John Singleton Copley (American, 1738–1815)
Woodbury Langdon, 1767
Oil on canvas

49 3/4 x 40 in. (126.36 x 101.6 cm)
The Eugene and Margaret McDermott Art Fund, Inc., 1996.70.1.McD

Sarah Sherburne Langdon, 1767
Oil on canvas

49 3/4 x 39 3/4 in. (126.36 x 100.96 cm)
The Eugene and Margaret McDermott Art Fund, Inc., 1996.70.2.McD

John Singleton Copley emerged as the leading portrait painter in Boston during the colonial period. Primarily self-taught, Copley benefited from his early work in mezzotints with his stepfather, Peter Pelham, and from exposure to the paintings of the portraitist John Smibert, whose studio was located only a few blocks away. From the 1740s, Robert Feke, John Greenwood, and Joseph Blackburn all worked in Boston, forming with the young Copley a network of up-and-coming artists who would define American painting as a rich blend of cosmopolitan style and provincial mannerisms.

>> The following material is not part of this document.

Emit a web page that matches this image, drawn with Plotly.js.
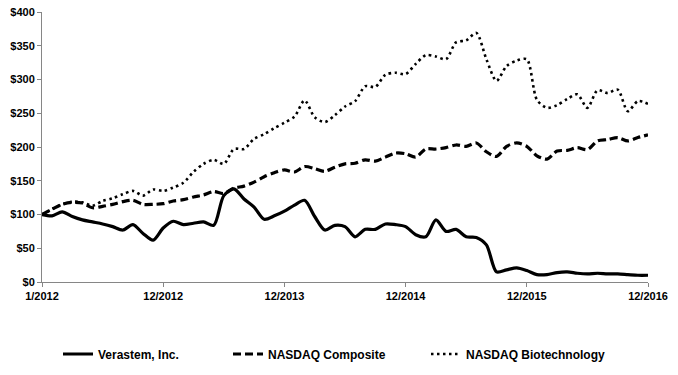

Throughout the 1750s, Copley’s style became increasingly fluid, leaving behind the more wooden conventions common to early colonial art. The decade of the 1760s represents Copley’s arrival at a mature style with an emphasis on sumptuous fabrics and lifelike flesh tones. Between 1765 and 1774, Copley created the best of his American portraits, paintings more accomplished than any he could have seen in Boston or New York. The Langdon portraits were painted the year before Copley’s masterpiece, Paul Revere (Museum of Fine Arts, Boston).

Woodbury Langdon was among the youngest and the wealthiest of the merchants of Portsmouth, New Hampshire. The same age as Copley, Langdon had married Sarah Sherburne when she was sixteen, in 1765. Copley’s portraits of the Langdons demonstrate the young artist’s growing command of his medium. Woodbury Langdon’s casual stance, his elbow resting on a pedestal topped by a large antique urn, bespeaks the ease with which he ran his thriving mercantile business and his household affairs. Sarah Langdon, dressed in an uncorseted satin gown, stands demurely before a curtain and formal landscape, projecting a warmth and directness found in Copley’s most accomplished work. The Langdons prospered in subsequent years. Following the Revolution, Woodbury Langdon served first as a delegate to the Constitutional Congress, and later as a Supreme Court judge in New Hampshire. Sarah Langdon raised ten children, five sons and five daughters, and outlived her husband by twenty-two years. These portraits remained in the family until their purchase for the Museum.